DiceTV: Surviving Dog-Eat-Dog Competition

How to survive today’s competitive work environment.

By Leslie Stevens-Huffman


It’s not your imagination: Today’s work environment is dog-eat-dog. While some IT professionals thrive under highly competitive conditions, it makes others dog tired.

Global competition, downsizing and the constant need to acquire new technical knowledge all contribute to the frenetic pace and competitive nature of the modern tech workplace. In some cases, competition among employees is actually fostered by a company’s reward system. For IT professionals who aren’t invigorated by competitive conditions, the solution is to change themselves or their surroundings.

“Whether or not someone can thrive in a competitive work environment is really determined by a person’s genes,” observes Ron Paxton, president of ExecsCoach, an executive coaching firm based in Oakland, N.J. “IT professionals tend to be a bit more introverted, so they don’t often thrive in a competitive environment. Instead, they find it draining.”

To keep the dogs from nipping at your heels, determine your tolerance for competition  and heed these suggestions.

Know Yourself

“During the dot-com era, guys would come to me who were overweight and stressed out,” says Maynard Brusman, a career psychologist, executive coach and president of Working Resources, based in San Francisco, Calif. “But, they were totally focused on the stock options and they just didn’t want to give those up, even though they were becoming candidates for heart attacks.”
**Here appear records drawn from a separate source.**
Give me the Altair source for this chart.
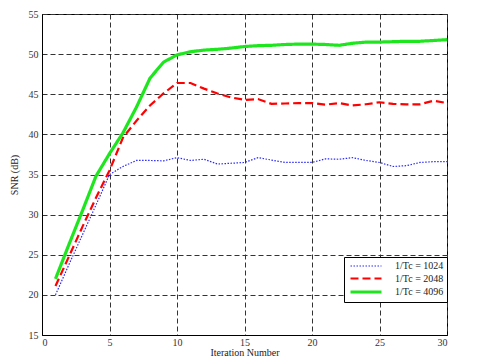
import altair as alt
import pandas as pd

iterations = list(range(1, 31))
snr_1024 = [20.0, 23.8, 27.5, 31.2, 35.0, 36.0, 36.75, 36.75, 36.7, 37.1,
            36.75, 36.9, 36.3, 36.4, 36.5, 37.1, 36.8, 36.5, 36.5, 36.5,
            36.95, 36.9, 37.1, 36.75, 36.5, 36.0, 36.1, 36.5, 36.6, 36.6]
snr_2048 = [21.1, 24.8, 28.5, 32.1, 35.5, 39.6, 41.7, 43.6, 45.1, 46.4,
            46.4, 45.7, 45.1, 44.6, 44.3, 44.4, 43.8, 43.85, 43.9, 43.9,
            43.7, 43.9, 43.6, 43.75, 44.0, 43.8, 43.75, 43.75, 44.2, 43.9]
snr_4096 = [22.0, 26.3, 30.5, 34.8, 37.6, 40.2, 43.4, 47.0, 49.0, 49.9,
            50.3, 50.5, 50.6, 50.75, 50.95, 51.05, 51.1, 51.2, 51.25, 51.25,
            51.2, 51.1, 51.35, 51.5, 51.5, 51.55, 51.6, 51.6, 51.7, 51.8]
series_names = ["1/Tc = 1024", "1/Tc = 2048", "1/Tc = 4096"]
x_ticks = [0, 5, 10, 15, 20, 25, 30]
y_ticks = [15, 20, 25, 30, 35, 40, 45, 50, 55]

rows = []
for name, vals in zip(series_names, [snr_1024, snr_2048, snr_4096]):
    for it, v in zip(iterations, vals):
        rows.append({"iter": it, "snr": v, "series": name})
df = pd.DataFrame(rows)

font = "Liberation Serif"
legend = alt.Legend(
    title=None, orient="none", legendX=302, legendY=243,
    fillColor="white", strokeColor="black", padding=3, cornerRadius=0,
    symbolType="M-3.1,0H3.1", symbolSize=100, symbolOffset=12,
    labelOffset=22, labelFont=font, labelFontSize=10,
    labelColor="#222", rowPadding=1,
)

chart = alt.Chart(df).mark_line().encode(
    x=alt.X("iter:Q", title="Iteration Number",
            scale=alt.Scale(domain=[0, 30], nice=False),
            axis=alt.Axis(values=x_ticks, format="d")),
    y=alt.Y("snr:Q", title="SNR (dB)",
            scale=alt.Scale(domain=[15, 55], nice=False, zero=False),
            axis=alt.Axis(values=y_ticks, format="d")),
    color=alt.Color("series:N", scale=alt.Scale(domain=series_names,
                    range=["#2a2aff", "#ff0000", "#1ee61e"]), legend=legend),
    strokeDash=alt.StrokeDash("series:N", scale=alt.Scale(domain=series_names,
                    range=[[1.5, 1.5], [8, 4], [1, 0]]), legend=legend),
    strokeWidth=alt.StrokeWidth("series:N", scale=alt.Scale(domain=series_names,
                    range=[1.2, 3.2, 3.5]), legend=legend),
).properties(
    width=405, height=321,
    autosize=alt.AutoSizeParams(type="none"),
    padding={"left": 42, "top": 14, "right": 33, "bottom": 24},
).configure_view(
    stroke="black", strokeWidth=1
).configure_axis(
    labelFont=font, titleFont=font, labelFontSize=10, titleFontSize=10,
    titleFontWeight="normal", labelColor="#333", titleColor="#222",
    domainColor="black", grid=True, gridColor="#333", gridDash=[5, 3],
    gridOpacity=1, gridWidth=1, ticks=False,
).configure_axisX(
    labelPadding=2, titlePadding=0
).configure_axisY(
    labelPadding=4, titlePadding=9
)

chart.save("out.html", embed_options={"renderer": "svg", "actions": False})
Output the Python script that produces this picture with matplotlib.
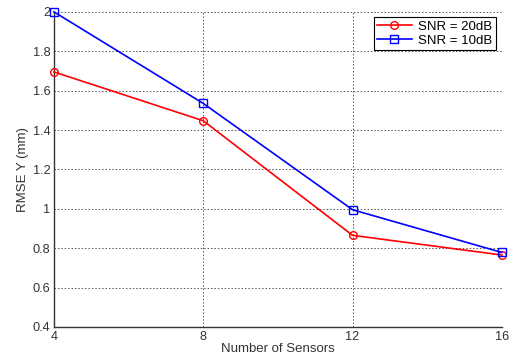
import matplotlib
matplotlib.use("Agg")
import matplotlib.pyplot as plt

sensors = [4, 8, 12, 16]
snr20 = [1.695, 1.447, 0.865, 0.765]
snr10 = [2.0, 1.535, 0.995, 0.778]
yticks = [0.4, 0.6, 0.8, 1, 1.2, 1.4, 1.6, 1.8, 2]
ytick_labels = ["0.4", "0.6", "0.8", "1", "1.2", "1.4", "1.6", "1.8", "2"]

plt.rcParams['font.family'] = ['Liberation Sans', 'DejaVu Sans']
fig = plt.figure(figsize=(5.09, 3.6), dpi=100)
ax = fig.add_axes([0.106, 0.092, 0.880, 0.875])

ax.plot(sensors, snr20, color='red', marker='o', markersize=5.5, markerfacecolor='none',
        markeredgewidth=1.0, linewidth=1.2, label='SNR = 20dB', clip_on=False, zorder=3)
ax.plot(sensors, snr10, color='blue', marker='s', markersize=5.5, markerfacecolor='none',
        markeredgewidth=1.0, linewidth=1.2, label='SNR = 10dB', clip_on=False, zorder=3)

ax.set_xlim(4, 16)
ax.set_ylim(0.4, 2)
ax.set_xticks(sensors)
ax.set_yticks(yticks)
ax.set_yticklabels(ytick_labels)
ax.tick_params(axis='both', labelsize=9.2, colors='#333333', length=0)
ax.tick_params(axis='y', pad=2.5)
ax.tick_params(axis='x', pad=3)
ax.grid(True, linestyle=(0, (1.5, 2)), color='#555555', linewidth=0.7)
for s in ['top', 'right']:
    ax.spines[s].set_visible(False)
for s in ['left', 'bottom']:
    ax.spines[s].set_color('#333333')
    ax.spines[s].set_linewidth(1.0)

ax.set_xlabel('Number of Sensors', fontsize=9.5, color='#333333', labelpad=0)
ax.set_ylabel('RMSE Y (mm)', fontsize=9.5, color='#333333', labelpad=3)

leg = ax.legend(loc='upper right', fontsize=9.5, fancybox=False, framealpha=1,
                edgecolor='black', borderpad=0.25, handlelength=2.6, handletextpad=0.5,
                labelspacing=0.1, borderaxespad=0.3, bbox_to_anchor=(0.995, 0.995))
leg.get_frame().set_linewidth(0.8)

fig.savefig('out.png', dpi=100)
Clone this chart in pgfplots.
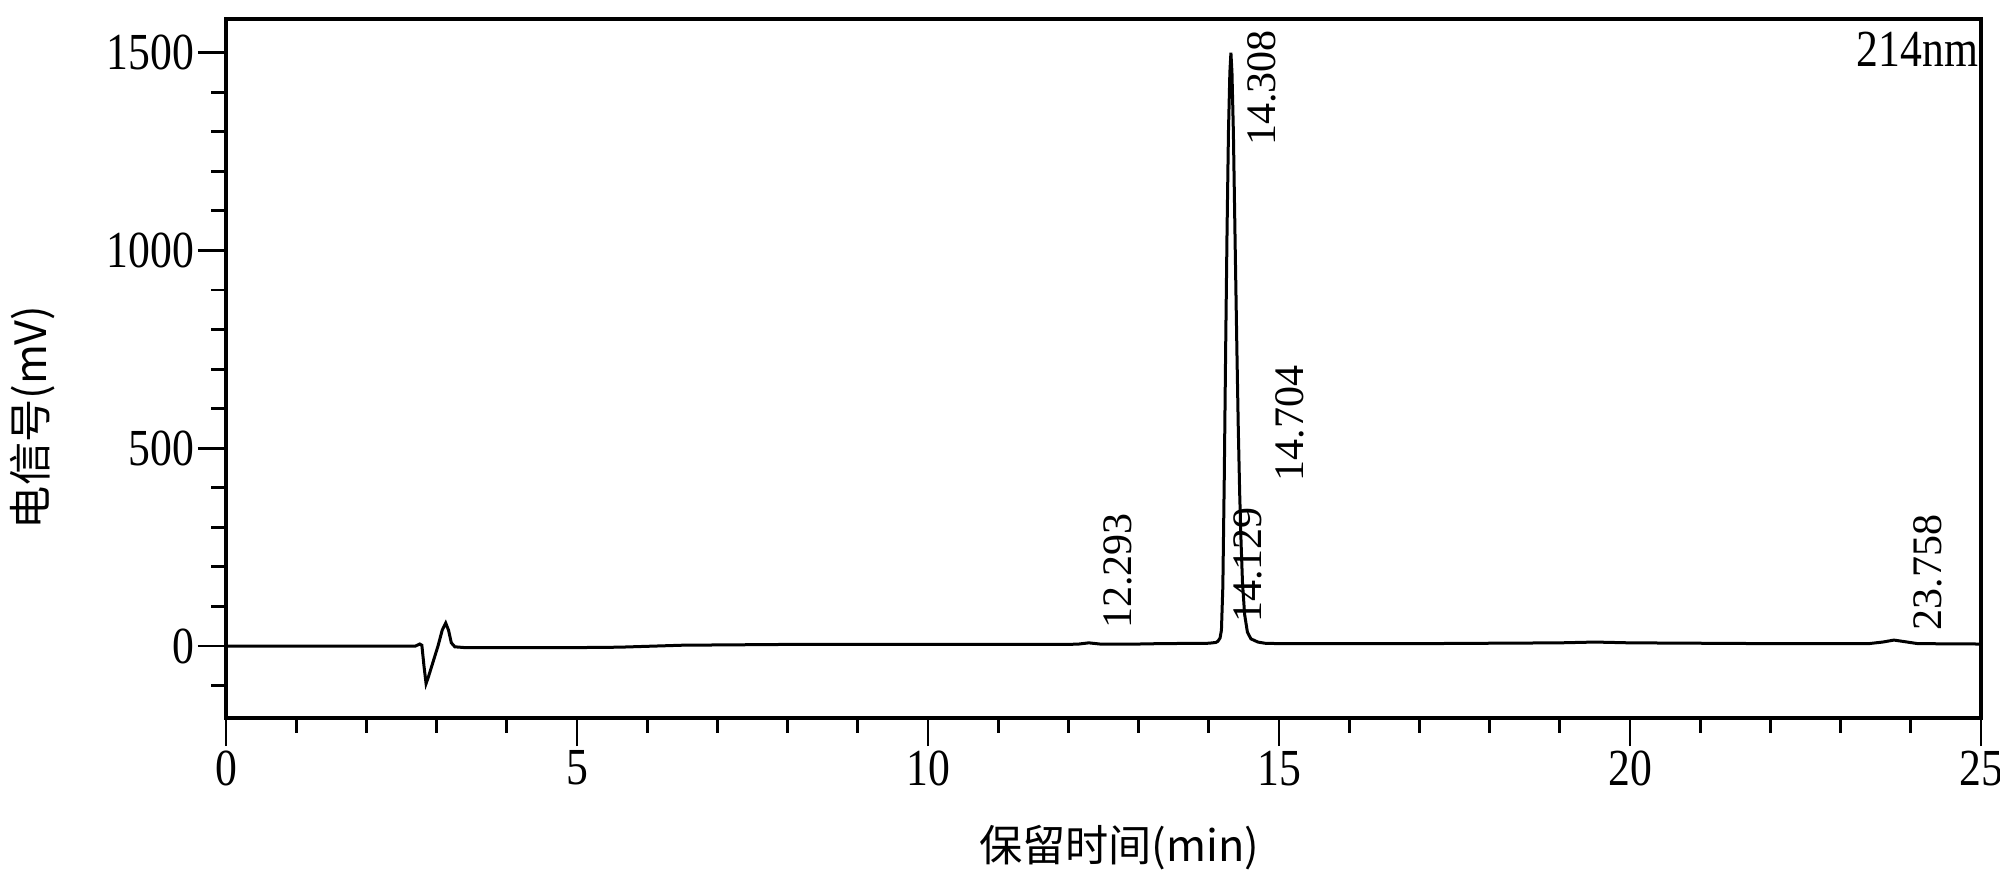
\documentclass[border=0pt]{standalone}
\usepackage{fontspec}
\setmainfont{Liberation Serif}
\newfontfamily\cjk{Noto Sans CJK SC}
\newfontfamily\tickfont{Liberation Serif}[FakeStretch=0.84]
\usepackage{pgfplots}
\pgfplotsset{compat=1.18}

\begin{document}
\begin{tikzpicture}[
    peak/.style = {rotate=90, anchor=west, inner sep=0pt, font=\fontsize{10.5}{12}\selectfont}
                   ]
\begin{axis}[
    name=ax,
    scale only axis,
    width=438.75pt, height=174.75pt,
    xmin=0, xmax=25,
    ymin=-182, ymax=1585,
    xtick={0,5,...,25},
    ytick={0,500,1000,1500},
    minor xtick={1,2,3,4,6,7,8,9,11,12,13,14,16,17,18,19,21,22,23,24},
    minor ytick={-100,100,200,300,400,600,700,800,900,1100,1200,1300,1400},
    tick pos=left,
    tick align=outside,
    major tick length=7pt,
    minor tick length=3.7pt,
    every tick/.append style={black, line width=0.7pt},
    axis line style={line width=1pt},
    /pgf/number format/assume math mode=true,
    /pgf/number format/1000 sep={},
    ticklabel style={font=\tickfont\fontsize{13}{14}\selectfont},
    xticklabel style={inner sep=1pt},
    yticklabel style={inner sep=0.8pt},
    xlabel={\cjk 保留时间(min)},
    ylabel={\cjk 电信号(mV)},
    label style={font=\fontsize{10.8}{12}\selectfont},
    xlabel style={at={(axis description cs:0.509,-0.185)}, anchor=center},
    ylabel style={at={(axis description cs:-0.11,0.43)}, anchor=center},
    clip=false
]
\addplot[black, line width=0.75pt, mark=none] coordinates {
    (0,0) (2.70,0) (2.76,5) (2.79,2) (2.82,-50) (2.85,-95) (2.88,-80)
    (2.95,-40) (3.02,0) (3.08,40) (3.13,58) (3.17,40) (3.21,8) (3.26,-2)
    (3.4,-4) (4.0,-4) (5.0,-4) (5.6,-3) (6.5,2) (8.0,4) (10.0,4)
    (12.0,4) (12.15,5) (12.29,8) (12.45,5) (13.0,5) (13.3,6) (14.0,7)
    (14.10,9) (14.13,12) (14.16,20) (14.18,40) (14.20,150) (14.22,420)
    (14.24,750) (14.26,1050) (14.28,1300) (14.30,1450) (14.315,1500)
    (14.33,1450) (14.35,1300) (14.375,1020) (14.40,750) (14.42,550)
    (14.44,385) (14.46,260) (14.48,160) (14.51,80) (14.55,35) (14.60,18)
    (14.70,10) (14.80,7) (15.0,6) (17.0,6) (19.0,8) (19.5,10) (20.0,8)
    (22.0,6) (23.4,6) (23.6,10) (23.76,15) (23.95,10) (24.1,6) (25,5)
};
\node[peak] at (axis cs:12.70,41) {12.293};
\node[peak] at (axis cs:14.55,57) {14.129};
\node[peak] at (axis cs:14.75,1262) {14.308};
\node[peak] at (axis cs:15.16,415) {14.704};
\node[peak] at (axis cs:24.24,38) {23.758};
\node[anchor=north east, inner sep=0pt, xshift=-0.5pt, yshift=-3.1pt,
      font=\tickfont\fontsize{13}{14}\selectfont] at (rel axis cs:1,1) {214nm};
\end{axis}
\pgfresetboundingbox
\path[use as bounding box] ([shift={(-56.5pt,-43pt)}]ax.south west)
    rectangle ([shift={(443.5pt,179.5pt)}]ax.south west);
\end{tikzpicture}
\end{document}
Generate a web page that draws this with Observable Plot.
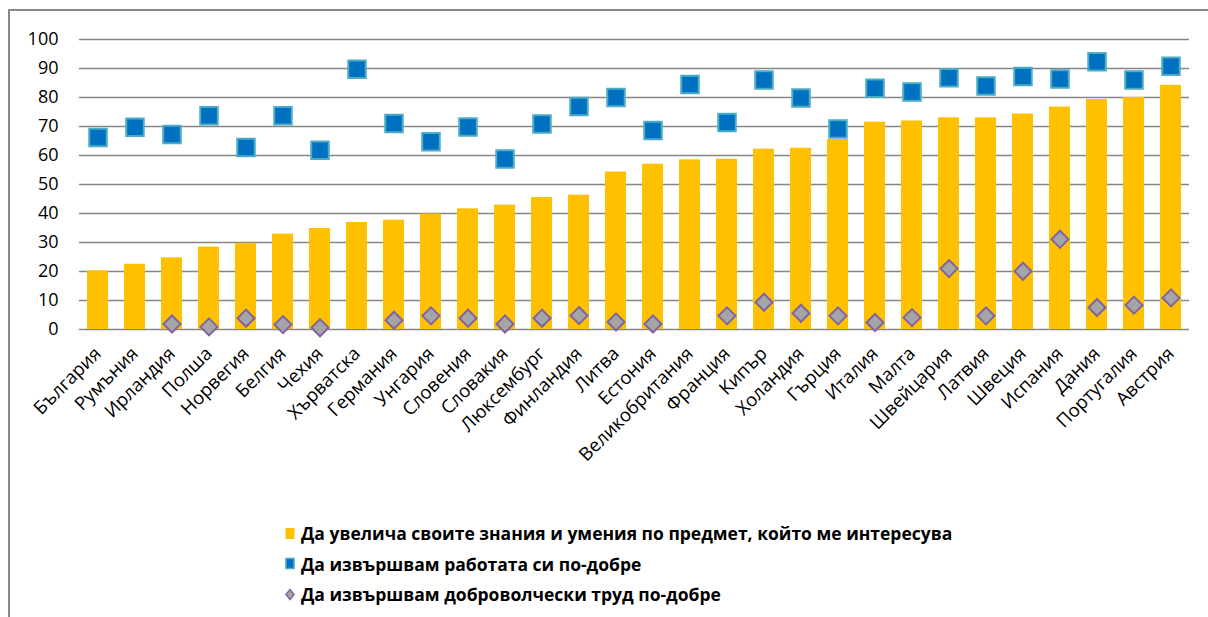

While assessments can scientifically determine your ideal working conditions and your financial motivation, Brusman says IT professionals can gauge their own competitive tolerance by logging daily events and the emotions evoked by each situation. If your diary frequently lists emotions like frustration, anger or depression, you’ll burn out unless you develop coping skills or change your work environment.

Change Your Environment

If your genes drive you toward a less competitive environment, perhaps you can stay with your current company by transferring to a different team. Brusman has  helped many IT professionals find solace, even incompetitive environments like Google and Hewlett-Packard, by suggesting they transfer to less-competitive teams. Because executives believe competition enhances productivity and drives out poor performers, competitive cultures often start at the top of an organization. However, within large companies there are usually some managers who create an oasis by selecting people with less competitive natures for their teams.

If you must change companies, do your homework and ask past and present employees and interviewers pointed questions to assess the competitive climate. For example:

  • What are the performance expectations for the position? How frequent are the evaluations and how are performance ratings developed? Many companies have forced ratings structures, where managers must rate a percentage of employees as performing below expectations. That nurtures competition between  employees.
  • How are raises and bonuses determined? Again, in some companies managers must divide a set pool of funds. In order for one employee to win, another must lose.
  • How many internal employees were promoted last year? It’s all about ratios: The more people vying for each promotion, the competitive things are going to be.
  • What is the annual turnover rate and why do people leave?
  • What is the average number of hours worked each week? While working hard doesn’t always translate to a competitive environment, it’s a good indicator, especially if employees regularly forego vacation.

Change Yourself

Resiliency is a life skill that can help you survive in competitive environments. Work-life balance helps employees remain resilient, because it keeps work in perspective. When people build their sense of self-worth strictly through career achievement, they find it hard to rebound from setbacks. People who are physically active and have interests outside of work can better cope with competitive stresses.

“It’s great to receive feedback from others,” says Brusman. “Ask co-workers how they see you reacting to stress and find people at work who seem to handle the competitive environment well, and ask them for their secrets. You might be surprised what they tell you. Surviving a competitive work environment is often just a matter of reframing each
situation and looking at it another way.”

Leslie Stevens-Huffman is a freelance writer based in Irvine, Calif. who has more than 20 years experience in the staffing industry.